Le Journal de Mickey avait eu son Phantom, le 1er justicier masqué de la bd, Pif Gadget, journal vedette des années 1970, aura le sien à la fin de cette même décennie. Et ce sera... une jeune femme ! Avec Masquerouge, le journal des éditions Vaillant, concurrent assez différent pour le moins, des Bayard et autre Fleurus, enfourche le cheval de l'injustice et des inégalités. le héros né de la plume de
Cothias et des crayons de Juilliard est un Robin des Bois décalé : une jeune femme sous Richelieu. Comme Jeanne d'Arc levée pour bouter l'Anglois, Ariane de Troïl prend l'habit et le masque rouge pour lutter contre les privilèges et ceux qui en usent et en abusent à l'encontre d'un peuple de France que Henri IV a fait rêver et les guerres de religion, dévasté.
C'est vif, rapide, enlevé - après les 12 planches du 1er épisode contenu dans cet album, le format de chacun tombe à 10 planches - et on ne s'ennuie pas. On apprécie déjà le dessin pur de Juilliard, sa façon de jouer sur l'épaisseur de son trait, toujours fluide, pour les effets de distance. Ses décors somptueux sous tous les climats, des nuits enneigées aux midis sous un soleil de plomb.

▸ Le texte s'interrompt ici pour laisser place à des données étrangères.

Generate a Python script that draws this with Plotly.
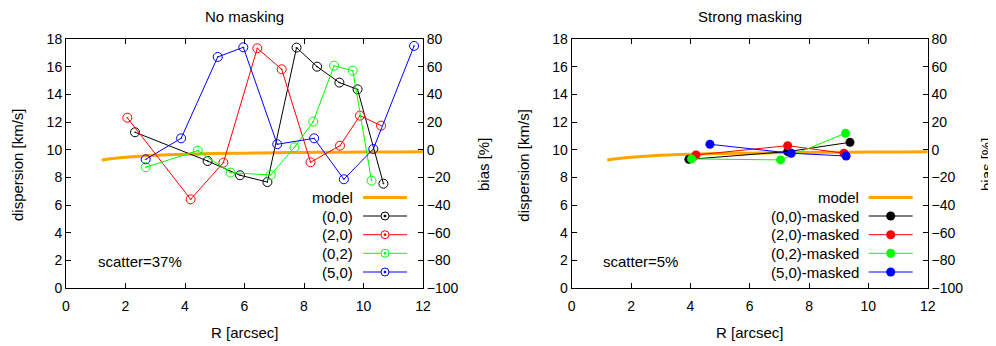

Les dialogues de
Cothias font mouche, y compris et surtout lors des duels à l'épée. Certaines situations - la représentation de Masquerouge au théâtre sur des tréteaux, la fausse exécution... - se retrouveront, mieux traitées et plus développées dans Les 7 Vies de l'Epervier. Où les personnages bien sûr seront aussi plus riches et plus fouillés. Maintenant, ne boudons pas notre plaisir : d'où qu'elle vienne, l'invention de ce Zorro femelle au 17ème siècle a été un bonheur pour la bd. On admet qu'à ce stade, Germain soit une sorte de Bernardo semblant ignorer ce que fait Ariane de ses habits rouges. Que le prévôt soit une sorte de Sergent Garcia et le peuple une masse encore un peu informe. L'Epervier prenait déjà son envol.